Wenn der Leverkusener ausfällt, wäre das doppelt ärgerlich für ihn: Weil der Torhüter, der gegen Liechtenstein spielt, auch am Mittwoch darauf gegen Wales im Tor stehen soll. Eine neue Chance also für Robert Enke, der zuletzt verletzt fehlte und überhaupt mit dem Standortnachteil Hannover klarkommen muss? Keine Mannschaft hat in der Bundesliga mehr Gegentore kassiert als Hannover 96. „Er wirkt trotzdem nicht verunsichert“, sagt Köpke. „Robert ist einer, den gar nichts aus der Ruhe bringt.“

Wiese ist plötzlich der Geheimfavorit

Oder spielt doch der Bremer Tim Wiese? Sein Stil galt lange Zeit als unvereinbar mit Löws Anforderungsprofil. Wiese war alte Schule: stark auf der Linie, dafür schwach im Raum und vor allem fußballerisch limitiert. Doch der 27-Jährige macht derzeit von allen Kandidaten nicht nur den stabilsten Eindruck, er hat auch sein Auftreten der herrschenden Lehre angepasst. „Er spielt offensiver, kommt weiter raus, liest das Spiel“, sagt Köpke.

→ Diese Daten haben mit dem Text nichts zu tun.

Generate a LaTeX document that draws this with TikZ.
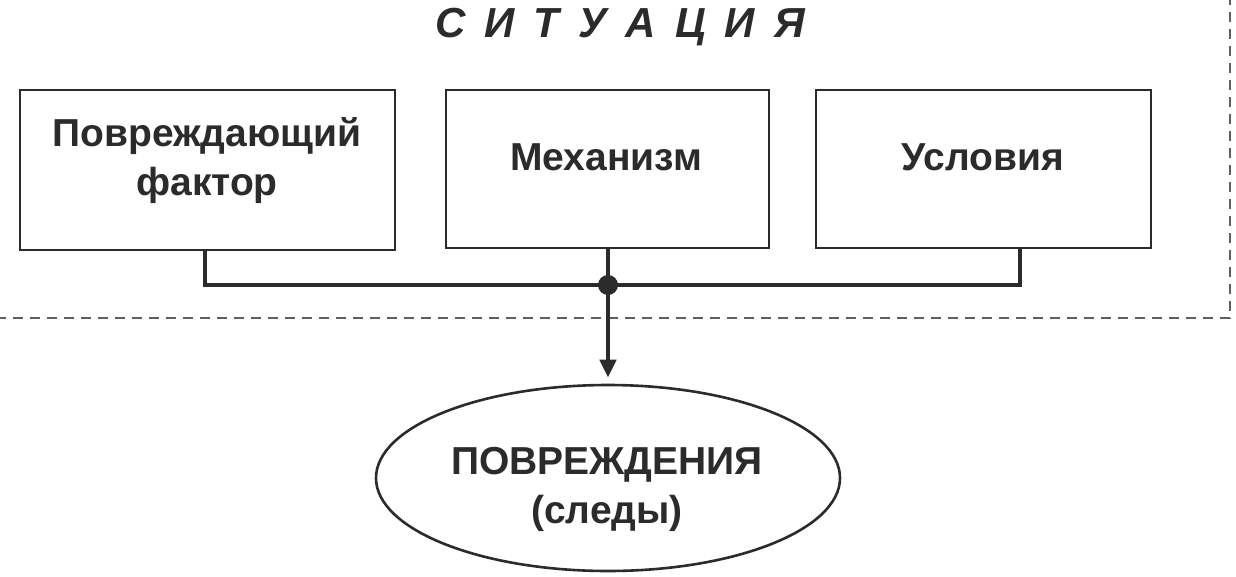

Wiese fühlt sich daher auch nicht angesprochen von Kahns Kritik, den Kandidaten mangle es an höchster Konstanz. „Ich weiß nicht, wie er darauf kommt“, sagt Wiese. „Ich bin auf dem richtigen Weg.“ In der Tat entwickelt er sich gerade vom Verpönten zum Geheimfavoriten, zumal er von seinem Naturell her am besten mit der Konkurrenzsituation zurechtkommt: „Von mir aus können die das noch länger durchziehen. Das schreckt mich nicht ab.“

Bei Enke, 31, und Adler, 24, hat man eher das Gefühl, die Ungewissheit belaste sie. Adler sagt von sich, er sei tendenziell der Typ, der Rückhalt brauche. Ähnlich hat sich auch Enke schon geäußert. Die Bundestrainer wollen trotzdem an ihrer Linie festhalten – ohne den Konkurrenzkampf künstlich in die Länge zu ziehen. Einen ersten Hinweis auf die endgültige Hierarchie könnte das vielleicht entscheidende Qualifikationsspiel gegen Russland im Herbst geben. „Wenn wir uns sicher sind, werden wir unsere Nummer eins bekannt geben“, sagt Andreas Köpke. „Dann ziehen wir das durch, auch wenn mal ein schlechteres Spiel kommt.“

Wenn es denn mal bei einem schlechteren Spiel bleibt.